Hygrocybe aurantipes is a gilled fungus of the waxcap family found in a few scattered locations in wet forests in eastern Australia. It is a distinctive small mushroom with a 2–4 cm diameter olive-brown cap and golden-yellow stipe and gills, not easily confused with any other species. Known only from Lane Cove Bushland Park in Sydney's suburban Lower North Shore, Hazelbrook and Mount Wilson in the Blue Mountains, it has been designated as vulnerable as defined by the NSW Biodiversity Conservation Act 2016, by the New South Wales Government.

==Taxonomy==
Hygrocybe aurantipes was originally collected by Ray and Elma Kearney in Lane Cove Bushland Park in Sydney's suburban Lower North Shore district on 17 June 1990, and officially described by Australian mycologist Tony Young in 1997. Its specific epithet 'golden-footed' is derived from the Latin root aurant- 'gold' and pes 'foot'.

==Description==
Hygrocybe aurantipes is a small mushroom with a dark olive cap 2–4 centimetres (¾–1½ in) in diameter, initially conical and later flattening to almost flat. The widely spaced thick gills are adnate, and connected by veins on the undersurface of the cap, and are bright orange or yellow. The yellow or orange stipe is 3–6 cm (1⅓–2½ in) high and 0.35–0.7 cm thick and may taper and be paler at the base. The spore print is white, the oval to oblong spores measuring 5.5 x 8.5 μm. A distinctive mushroom, it is not readily confused with any other species.

==Distribution and habitat==
Hygrocybe aurantipes is a saprobic species, and is little known with a restricted distribution from the Hazelbrook and Mount Wilson in the Blue Mountains and Sydney Basin (Lane Cove Bushland Park).
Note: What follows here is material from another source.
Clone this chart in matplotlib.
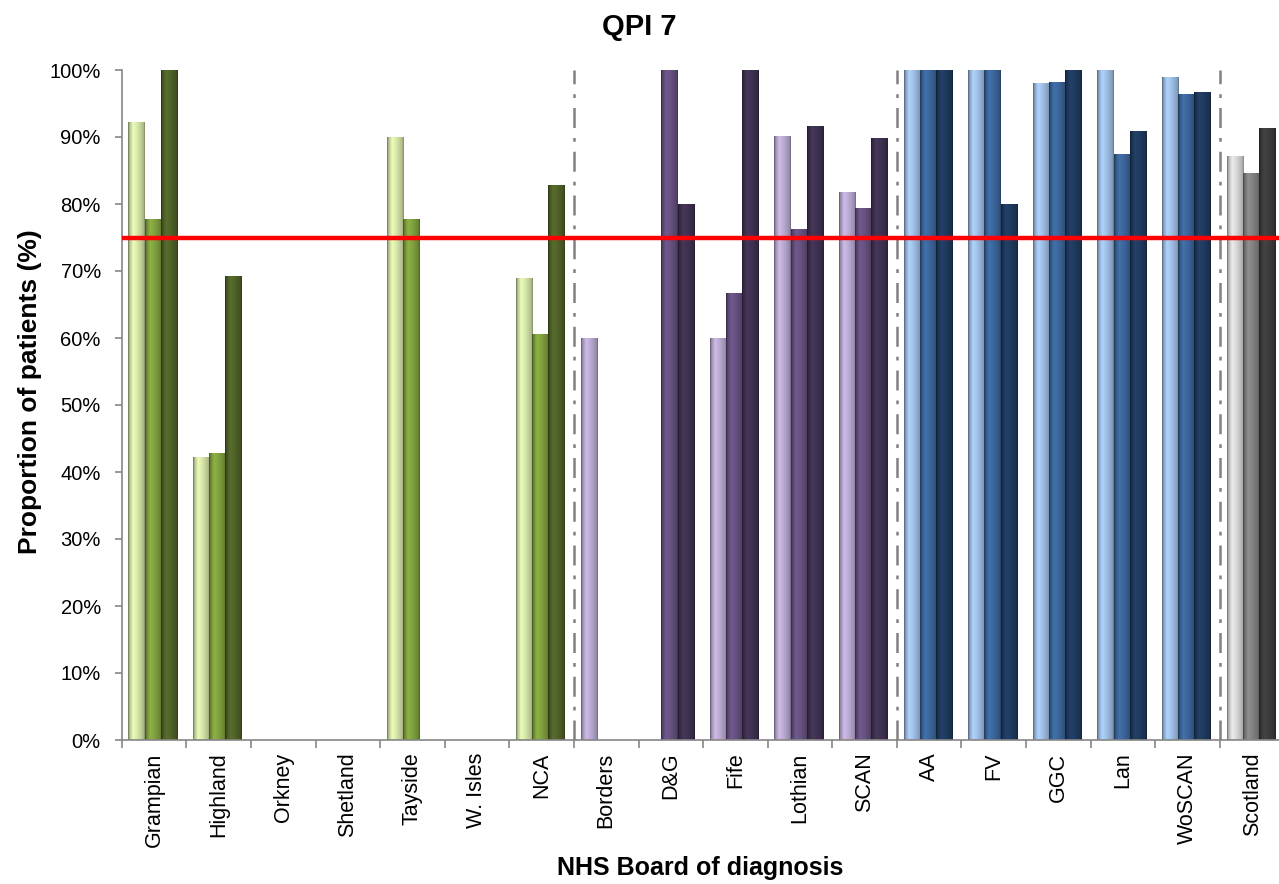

Fruiting bodies appear in autumn and winter (May to August), in leaf litter and mossy riparian areas in rainforest in warm temperate or subtropical climates.

It is currently listed by the New South Wales Government as vulnerable, that is "likely to become endangered unless the circumstances and factors threatening its survival or evolutionary development cease to operate" as defined by the NSW Threatened Species Conservation Act 1995. Searching of suitable habitat has only yielded a limited occurrence, and its habitat has been deemed vulnerable to waterborne pollution, weed encroachment and damage from pedestrians.